#### DATASET CONTENT

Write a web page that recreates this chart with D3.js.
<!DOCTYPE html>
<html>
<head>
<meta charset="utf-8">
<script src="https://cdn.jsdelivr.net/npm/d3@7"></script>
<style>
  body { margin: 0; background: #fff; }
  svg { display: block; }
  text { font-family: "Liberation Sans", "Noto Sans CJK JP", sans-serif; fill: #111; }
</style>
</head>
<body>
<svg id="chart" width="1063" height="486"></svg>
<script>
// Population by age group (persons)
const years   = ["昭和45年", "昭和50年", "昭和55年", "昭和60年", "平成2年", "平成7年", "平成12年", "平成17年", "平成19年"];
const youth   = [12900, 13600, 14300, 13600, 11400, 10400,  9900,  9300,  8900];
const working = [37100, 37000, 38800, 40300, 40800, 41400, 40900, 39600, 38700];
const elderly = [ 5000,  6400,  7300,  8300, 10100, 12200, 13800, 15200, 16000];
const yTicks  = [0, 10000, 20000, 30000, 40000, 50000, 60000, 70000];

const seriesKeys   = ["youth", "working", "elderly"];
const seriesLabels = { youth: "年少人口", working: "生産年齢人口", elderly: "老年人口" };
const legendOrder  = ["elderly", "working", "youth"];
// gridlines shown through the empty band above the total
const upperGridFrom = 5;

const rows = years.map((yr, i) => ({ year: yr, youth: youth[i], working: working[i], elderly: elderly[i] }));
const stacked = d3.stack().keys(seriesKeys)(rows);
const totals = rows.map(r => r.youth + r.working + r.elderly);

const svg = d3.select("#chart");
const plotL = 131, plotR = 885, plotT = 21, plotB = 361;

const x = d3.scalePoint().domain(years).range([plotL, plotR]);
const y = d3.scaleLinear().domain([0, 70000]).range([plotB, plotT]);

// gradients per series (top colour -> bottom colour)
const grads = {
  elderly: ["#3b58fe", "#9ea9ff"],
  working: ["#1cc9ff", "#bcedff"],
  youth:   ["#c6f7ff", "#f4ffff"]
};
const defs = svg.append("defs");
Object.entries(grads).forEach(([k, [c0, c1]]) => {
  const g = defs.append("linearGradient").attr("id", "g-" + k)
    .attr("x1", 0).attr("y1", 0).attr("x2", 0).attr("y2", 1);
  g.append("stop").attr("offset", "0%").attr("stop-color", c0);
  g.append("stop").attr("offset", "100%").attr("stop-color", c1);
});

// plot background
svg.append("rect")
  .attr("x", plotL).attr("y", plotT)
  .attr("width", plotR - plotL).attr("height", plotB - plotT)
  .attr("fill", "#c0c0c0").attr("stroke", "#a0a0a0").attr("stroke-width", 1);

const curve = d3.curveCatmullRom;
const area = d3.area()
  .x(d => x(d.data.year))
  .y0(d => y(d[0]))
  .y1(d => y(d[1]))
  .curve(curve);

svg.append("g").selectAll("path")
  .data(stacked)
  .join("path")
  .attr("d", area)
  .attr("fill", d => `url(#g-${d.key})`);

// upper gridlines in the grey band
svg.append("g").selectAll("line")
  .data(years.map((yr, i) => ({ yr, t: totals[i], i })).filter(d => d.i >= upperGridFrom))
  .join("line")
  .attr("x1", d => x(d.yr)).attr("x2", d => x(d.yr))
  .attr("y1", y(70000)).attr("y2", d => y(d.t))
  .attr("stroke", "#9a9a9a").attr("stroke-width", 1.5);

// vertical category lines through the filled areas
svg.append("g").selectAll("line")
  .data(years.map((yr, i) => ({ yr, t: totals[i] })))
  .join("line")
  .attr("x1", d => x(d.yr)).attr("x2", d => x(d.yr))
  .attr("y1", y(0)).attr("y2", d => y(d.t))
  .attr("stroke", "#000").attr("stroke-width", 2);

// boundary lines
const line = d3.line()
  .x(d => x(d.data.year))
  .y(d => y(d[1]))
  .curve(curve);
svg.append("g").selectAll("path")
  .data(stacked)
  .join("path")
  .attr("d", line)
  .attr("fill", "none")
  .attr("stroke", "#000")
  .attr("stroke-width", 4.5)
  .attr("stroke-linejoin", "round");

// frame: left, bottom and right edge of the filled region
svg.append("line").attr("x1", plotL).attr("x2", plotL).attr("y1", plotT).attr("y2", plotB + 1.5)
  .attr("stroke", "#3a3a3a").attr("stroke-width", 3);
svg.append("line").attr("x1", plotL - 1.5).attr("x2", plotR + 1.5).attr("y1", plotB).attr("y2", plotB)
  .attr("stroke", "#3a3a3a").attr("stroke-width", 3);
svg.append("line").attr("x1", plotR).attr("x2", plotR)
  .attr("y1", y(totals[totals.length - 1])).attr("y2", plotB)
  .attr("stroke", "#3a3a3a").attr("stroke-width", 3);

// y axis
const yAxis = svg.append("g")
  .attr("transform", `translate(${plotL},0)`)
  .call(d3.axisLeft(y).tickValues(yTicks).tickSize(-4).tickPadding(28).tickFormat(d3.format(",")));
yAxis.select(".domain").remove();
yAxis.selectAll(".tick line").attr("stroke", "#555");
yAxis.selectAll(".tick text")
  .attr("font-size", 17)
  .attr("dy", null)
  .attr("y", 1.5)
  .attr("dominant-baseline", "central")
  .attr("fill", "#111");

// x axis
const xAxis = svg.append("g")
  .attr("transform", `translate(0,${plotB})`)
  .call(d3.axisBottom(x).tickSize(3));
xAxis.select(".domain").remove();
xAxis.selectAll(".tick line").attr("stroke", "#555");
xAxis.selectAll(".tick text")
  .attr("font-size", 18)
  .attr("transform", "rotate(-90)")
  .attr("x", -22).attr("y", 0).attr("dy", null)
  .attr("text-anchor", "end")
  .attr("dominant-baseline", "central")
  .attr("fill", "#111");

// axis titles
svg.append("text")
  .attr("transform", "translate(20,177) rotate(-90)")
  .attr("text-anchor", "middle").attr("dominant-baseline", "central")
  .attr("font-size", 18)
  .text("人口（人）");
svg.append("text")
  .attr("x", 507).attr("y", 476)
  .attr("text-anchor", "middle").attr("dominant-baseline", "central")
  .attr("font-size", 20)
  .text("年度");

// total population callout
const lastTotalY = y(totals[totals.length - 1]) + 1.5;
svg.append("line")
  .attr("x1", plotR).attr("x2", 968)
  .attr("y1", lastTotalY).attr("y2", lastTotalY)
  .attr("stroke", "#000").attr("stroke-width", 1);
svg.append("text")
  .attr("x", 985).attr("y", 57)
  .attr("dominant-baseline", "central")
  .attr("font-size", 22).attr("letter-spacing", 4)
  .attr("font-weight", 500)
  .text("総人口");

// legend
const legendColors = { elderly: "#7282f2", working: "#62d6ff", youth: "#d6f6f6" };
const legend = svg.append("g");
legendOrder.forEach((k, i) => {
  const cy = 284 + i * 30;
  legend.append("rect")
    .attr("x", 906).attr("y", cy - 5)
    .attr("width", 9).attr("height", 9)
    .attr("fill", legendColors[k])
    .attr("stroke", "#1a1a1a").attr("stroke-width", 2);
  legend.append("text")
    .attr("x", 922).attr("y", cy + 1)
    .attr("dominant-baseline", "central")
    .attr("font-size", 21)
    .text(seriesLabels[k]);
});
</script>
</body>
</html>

#### GOAL OF THE EXERCISE
Write the entire listing out again, word for word.

#### FINISHED EXERCISE
Write a web page that recreates this chart with D3.js.
<!DOCTYPE html>
<html>
<head>
<meta charset="utf-8">
<script src="https://cdn.jsdelivr.net/npm/d3@7"></script>
<style>
  body { margin: 0; background: #fff; }
  svg { display: block; }
  text { font-family: "Liberation Sans", "Noto Sans CJK JP", sans-serif; fill: #111; }
</style>
</head>
<body>
<svg id="chart" width="1063" height="486"></svg>
<script>
// Population by age group (persons)
const years   = ["昭和45年", "昭和50年", "昭和55年", "昭和60年", "平成2年", "平成7年", "平成12年", "平成17年", "平成19年"];
const youth   = [12900, 13600, 14300, 13600, 11400, 10400,  9900,  9300,  8900];
const working = [37100, 37000, 38800, 40300, 40800, 41400, 40900, 39600, 38700];
const elderly = [ 5000,  6400,  7300,  8300, 10100, 12200, 13800, 15200, 16000];
const yTicks  = [0, 10000, 20000, 30000, 40000, 50000, 60000, 70000];

const seriesKeys   = ["youth", "working", "elderly"];
const seriesLabels = { youth: "年少人口", working: "生産年齢人口", elderly: "老年人口" };
const legendOrder  = ["elderly", "working", "youth"];
// gridlines shown through the empty band above the total
const upperGridFrom = 5;

const rows = years.map((yr, i) => ({ year: yr, youth: youth[i], working: working[i], elderly: elderly[i] }));
const stacked = d3.stack().keys(seriesKeys)(rows);
const totals = rows.map(r => r.youth + r.working + r.elderly);

const svg = d3.select("#chart");
const plotL = 131, plotR = 885, plotT = 21, plotB = 361;

const x = d3.scalePoint().domain(years).range([plotL, plotR]);
const y = d3.scaleLinear().domain([0, 70000]).range([plotB, plotT]);

// gradients per series (top colour -> bottom colour)
const grads = {
  elderly: ["#3b58fe", "#9ea9ff"],
  working: ["#1cc9ff", "#bcedff"],
  youth:   ["#c6f7ff", "#f4ffff"]
};
const defs = svg.append("defs");
Object.entries(grads).forEach(([k, [c0, c1]]) => {
  const g = defs.append("linearGradient").attr("id", "g-" + k)
    .attr("x1", 0).attr("y1", 0).attr("x2", 0).attr("y2", 1);
  g.append("stop").attr("offset", "0%").attr("stop-color", c0);
  g.append("stop").attr("offset", "100%").attr("stop-color", c1);
});

// plot background
svg.append("rect")
  .attr("x", plotL).attr("y", plotT)
  .attr("width", plotR - plotL).attr("height", plotB - plotT)
  .attr("fill", "#c0c0c0").attr("stroke", "#a0a0a0").attr("stroke-width", 1);

const curve = d3.curveCatmullRom;
const area = d3.area()
  .x(d => x(d.data.year))
  .y0(d => y(d[0]))
  .y1(d => y(d[1]))
  .curve(curve);

svg.append("g").selectAll("path")
  .data(stacked)
  .join("path")
  .attr("d", area)
  .attr("fill", d => `url(#g-${d.key})`);

// upper gridlines in the grey band
svg.append("g").selectAll("line")
  .data(years.map((yr, i) => ({ yr, t: totals[i], i })).filter(d => d.i >= upperGridFrom))
  .join("line")
  .attr("x1", d => x(d.yr)).attr("x2", d => x(d.yr))
  .attr("y1", y(70000)).attr("y2", d => y(d.t))
  .attr("stroke", "#9a9a9a").attr("stroke-width", 1.5);

// vertical category lines through the filled areas
svg.append("g").selectAll("line")
  .data(years.map((yr, i) => ({ yr, t: totals[i] })))
  .join("line")
  .attr("x1", d => x(d.yr)).attr("x2", d => x(d.yr))
  .attr("y1", y(0)).attr("y2", d => y(d.t))
  .attr("stroke", "#000").attr("stroke-width", 2);

// boundary lines
const line = d3.line()
  .x(d => x(d.data.year))
  .y(d => y(d[1]))
  .curve(curve);
svg.append("g").selectAll("path")
  .data(stacked)
  .join("path")
  .attr("d", line)
  .attr("fill", "none")
  .attr("stroke", "#000")
  .attr("stroke-width", 4.5)
  .attr("stroke-linejoin", "round");

// frame: left, bottom and right edge of the filled region
svg.append("line").attr("x1", plotL).attr("x2", plotL).attr("y1", plotT).attr("y2", plotB + 1.5)
  .attr("stroke", "#3a3a3a").attr("stroke-width", 3);
svg.append("line").attr("x1", plotL - 1.5).attr("x2", plotR + 1.5).attr("y1", plotB).attr("y2", plotB)
  .attr("stroke", "#3a3a3a").attr("stroke-width", 3);
svg.append("line").attr("x1", plotR).attr("x2", plotR)
  .attr("y1", y(totals[totals.length - 1])).attr("y2", plotB)
  .attr("stroke", "#3a3a3a").attr("stroke-width", 3);

// y axis
const yAxis = svg.append("g")
  .attr("transform", `translate(${plotL},0)`)
  .call(d3.axisLeft(y).tickValues(yTicks).tickSize(-4).tickPadding(28).tickFormat(d3.format(",")));
yAxis.select(".domain").remove();
yAxis.selectAll(".tick line").attr("stroke", "#555");
yAxis.selectAll(".tick text")
  .attr("font-size", 17)
  .attr("dy", null)
  .attr("y", 1.5)
  .attr("dominant-baseline", "central")
  .attr("fill", "#111");

// x axis
const xAxis = svg.append("g")
  .attr("transform", `translate(0,${plotB})`)
  .call(d3.axisBottom(x).tickSize(3));
xAxis.select(".domain").remove();
xAxis.selectAll(".tick line").attr("stroke", "#555");
xAxis.selectAll(".tick text")
  .attr("font-size", 18)
  .attr("transform", "rotate(-90)")
  .attr("x", -22).attr("y", 0).attr("dy", null)
  .attr("text-anchor", "end")
  .attr("dominant-baseline", "central")
  .attr("fill", "#111");

// axis titles
svg.append("text")
  .attr("transform", "translate(20,177) rotate(-90)")
  .attr("text-anchor", "middle").attr("dominant-baseline", "central")
  .attr("font-size", 18)
  .text("人口（人）");
svg.append("text")
  .attr("x", 507).attr("y", 476)
  .attr("text-anchor", "middle").attr("dominant-baseline", "central")
  .attr("font-size", 20)
  .text("年度");

// total population callout
const lastTotalY = y(totals[totals.length - 1]) + 1.5;
svg.append("line")
  .attr("x1", plotR).attr("x2", 968)
  .attr("y1", lastTotalY).attr("y2", lastTotalY)
  .attr("stroke", "#000").attr("stroke-width", 1);
svg.append("text")
  .attr("x", 985).attr("y", 57)
  .attr("dominant-baseline", "central")
  .attr("font-size", 22).attr("letter-spacing", 4)
  .attr("font-weight", 500)
  .text("総人口");

// legend
const legendColors = { elderly: "#7282f2", working: "#62d6ff", youth: "#d6f6f6" };
const legend = svg.append("g");
legendOrder.forEach((k, i) => {
  const cy = 284 + i * 30;
  legend.append("rect")
    .attr("x", 906).attr("y", cy - 5)
    .attr("width", 9).attr("height", 9)
    .attr("fill", legendColors[k])
    .attr("stroke", "#1a1a1a").attr("stroke-width", 2);
  legend.append("text")
    .attr("x", 922).attr("y", cy + 1)
    .attr("dominant-baseline", "central")
    .attr("font-size", 21)
    .text(seriesLabels[k]);
});
</script>
</body>
</html>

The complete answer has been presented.